What the task asks: Write the data out again, exactly as given.

:: Data provided ::

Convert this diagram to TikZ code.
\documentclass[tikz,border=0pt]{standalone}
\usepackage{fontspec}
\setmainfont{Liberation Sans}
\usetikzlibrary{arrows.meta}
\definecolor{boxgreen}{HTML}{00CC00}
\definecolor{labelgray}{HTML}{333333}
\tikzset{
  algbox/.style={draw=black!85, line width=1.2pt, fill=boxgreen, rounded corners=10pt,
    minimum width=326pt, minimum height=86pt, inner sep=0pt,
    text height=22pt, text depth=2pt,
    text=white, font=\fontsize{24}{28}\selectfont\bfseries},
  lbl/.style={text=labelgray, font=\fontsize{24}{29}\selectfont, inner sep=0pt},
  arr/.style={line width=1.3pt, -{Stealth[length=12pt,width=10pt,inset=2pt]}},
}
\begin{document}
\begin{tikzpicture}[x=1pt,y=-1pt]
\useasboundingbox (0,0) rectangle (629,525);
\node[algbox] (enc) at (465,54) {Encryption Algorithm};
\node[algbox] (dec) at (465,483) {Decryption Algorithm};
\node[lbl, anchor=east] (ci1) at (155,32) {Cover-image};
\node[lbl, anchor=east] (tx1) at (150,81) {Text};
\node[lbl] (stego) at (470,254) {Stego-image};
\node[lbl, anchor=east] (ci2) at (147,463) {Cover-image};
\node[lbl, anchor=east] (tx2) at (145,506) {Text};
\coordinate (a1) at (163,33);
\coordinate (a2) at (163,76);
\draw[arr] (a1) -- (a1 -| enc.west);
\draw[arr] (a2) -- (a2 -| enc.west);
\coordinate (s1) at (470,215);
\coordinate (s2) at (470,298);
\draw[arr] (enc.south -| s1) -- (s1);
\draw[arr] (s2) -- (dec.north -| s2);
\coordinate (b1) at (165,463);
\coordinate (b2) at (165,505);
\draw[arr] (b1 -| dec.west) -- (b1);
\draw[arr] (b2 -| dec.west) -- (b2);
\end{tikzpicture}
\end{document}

:::

Exercise response:
Convert this diagram to TikZ code.
\documentclass[tikz,border=0pt]{standalone}
\usepackage{fontspec}
\setmainfont{Liberation Sans}
\usetikzlibrary{arrows.meta}
\definecolor{boxgreen}{HTML}{00CC00}
\definecolor{labelgray}{HTML}{333333}
\tikzset{
  algbox/.style={draw=black!85, line width=1.2pt, fill=boxgreen, rounded corners=10pt,
    minimum width=326pt, minimum height=86pt, inner sep=0pt,
    text height=22pt, text depth=2pt,
    text=white, font=\fontsize{24}{28}\selectfont\bfseries},
  lbl/.style={text=labelgray, font=\fontsize{24}{29}\selectfont, inner sep=0pt},
  arr/.style={line width=1.3pt, -{Stealth[length=12pt,width=10pt,inset=2pt]}},
}
\begin{document}
\begin{tikzpicture}[x=1pt,y=-1pt]
\useasboundingbox (0,0) rectangle (629,525);
\node[algbox] (enc) at (465,54) {Encryption Algorithm};
\node[algbox] (dec) at (465,483) {Decryption Algorithm};
\node[lbl, anchor=east] (ci1) at (155,32) {Cover-image};
\node[lbl, anchor=east] (tx1) at (150,81) {Text};
\node[lbl] (stego) at (470,254) {Stego-image};
\node[lbl, anchor=east] (ci2) at (147,463) {Cover-image};
\node[lbl, anchor=east] (tx2) at (145,506) {Text};
\coordinate (a1) at (163,33);
\coordinate (a2) at (163,76);
\draw[arr] (a1) -- (a1 -| enc.west);
\draw[arr] (a2) -- (a2 -| enc.west);
\coordinate (s1) at (470,215);
\coordinate (s2) at (470,298);
\draw[arr] (enc.south -| s1) -- (s1);
\draw[arr] (s2) -- (dec.north -| s2);
\coordinate (b1) at (165,463);
\coordinate (b2) at (165,505);
\draw[arr] (b1 -| dec.west) -- (b1);
\draw[arr] (b2 -| dec.west) -- (b2);
\end{tikzpicture}
\end{document}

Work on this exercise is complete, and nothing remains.